I have kind of an architectural dilemna right now. I’m building a Texas Holdem Poker app and I’m trying to think of a way to scale my stateful server.
The server is in node js and works with Pomelo (a library build on top of Socket.io if I am not mistaken). The server manages all the game logic and is therefore stateful.
I’m thinking about using “cache as a service” solutions like redis but I’m not sure if it would do the job.
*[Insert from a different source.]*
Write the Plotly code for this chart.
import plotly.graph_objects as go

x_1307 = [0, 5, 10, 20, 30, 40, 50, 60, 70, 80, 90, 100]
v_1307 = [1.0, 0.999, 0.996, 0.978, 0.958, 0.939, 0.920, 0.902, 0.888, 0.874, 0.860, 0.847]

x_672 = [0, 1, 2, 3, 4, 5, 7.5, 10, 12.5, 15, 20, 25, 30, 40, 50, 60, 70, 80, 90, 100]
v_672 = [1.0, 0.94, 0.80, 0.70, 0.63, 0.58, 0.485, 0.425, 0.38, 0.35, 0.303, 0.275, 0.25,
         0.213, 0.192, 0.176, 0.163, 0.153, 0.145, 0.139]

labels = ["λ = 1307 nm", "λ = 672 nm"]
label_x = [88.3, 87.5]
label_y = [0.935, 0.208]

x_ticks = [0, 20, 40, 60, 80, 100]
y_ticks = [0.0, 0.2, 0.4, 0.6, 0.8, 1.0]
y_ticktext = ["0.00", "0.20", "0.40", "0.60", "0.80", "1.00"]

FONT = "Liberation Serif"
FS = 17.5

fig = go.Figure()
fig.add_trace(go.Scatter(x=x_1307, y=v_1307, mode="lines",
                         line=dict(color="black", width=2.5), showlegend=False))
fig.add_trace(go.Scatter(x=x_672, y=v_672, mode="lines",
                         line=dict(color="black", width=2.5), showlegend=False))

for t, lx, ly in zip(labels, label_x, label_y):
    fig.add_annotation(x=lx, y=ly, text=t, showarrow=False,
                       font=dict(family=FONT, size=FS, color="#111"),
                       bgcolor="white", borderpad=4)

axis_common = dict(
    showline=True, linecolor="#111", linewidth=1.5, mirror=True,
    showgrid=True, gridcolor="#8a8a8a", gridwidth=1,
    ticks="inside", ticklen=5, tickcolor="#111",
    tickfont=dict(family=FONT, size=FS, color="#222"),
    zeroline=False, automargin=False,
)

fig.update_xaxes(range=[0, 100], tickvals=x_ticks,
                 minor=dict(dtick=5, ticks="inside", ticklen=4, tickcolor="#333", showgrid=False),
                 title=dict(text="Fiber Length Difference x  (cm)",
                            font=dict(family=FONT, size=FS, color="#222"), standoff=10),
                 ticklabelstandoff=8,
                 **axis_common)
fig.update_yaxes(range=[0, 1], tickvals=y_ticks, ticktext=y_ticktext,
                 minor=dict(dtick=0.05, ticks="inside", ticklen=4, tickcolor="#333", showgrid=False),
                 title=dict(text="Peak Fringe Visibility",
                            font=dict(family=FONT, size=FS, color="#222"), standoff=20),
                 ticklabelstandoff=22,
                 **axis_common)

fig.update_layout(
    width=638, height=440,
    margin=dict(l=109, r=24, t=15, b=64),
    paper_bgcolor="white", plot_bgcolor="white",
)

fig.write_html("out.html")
I’d really be interested if somebody could give me guidance or refer me to nice articles about this topic. Scaling stateless services is a piece of cake nowadays but their stateful counterpart are (almost) never spoken off.
Thank you!
EDIT: Apparently, this is an opinion based question, so let me reformulate it… How do you scale a stateful socket.io server that maintains the table data (for each poker game) in cache? For now, I have two solutions that come in mind. Either use redis’s pub/sub functionnality, or use a cache as a service provider like amazon’s ElastiCache. Any one can refer me to articles or anything that could help me shed light and understand better this problem?
2
Answers
It’s not clear for me what you application architecture realy is but take a look at thesse two examples:
https://learn.microsoft.com/en-us/samples/azure-samples/scaling-stateful-java-web-app-on-azure/scaling-stateful-apps-java-sample/
https://medium.com/walkme-engineering/horizontal-scaling-of-a-stateful-server-with-redis-pub-sub-fc56c875b1aa
If you are using cloud, the task may be easier.
If you describe more your components, I can try help you.
Which data do you have?
Are using an external DB?
I would use a cache for session persistence, and a DB for long term data, (SQL or NoSQL).
Moving it to these services frees you to move you service to kubernetes or lambda. Because all your application will be stateless.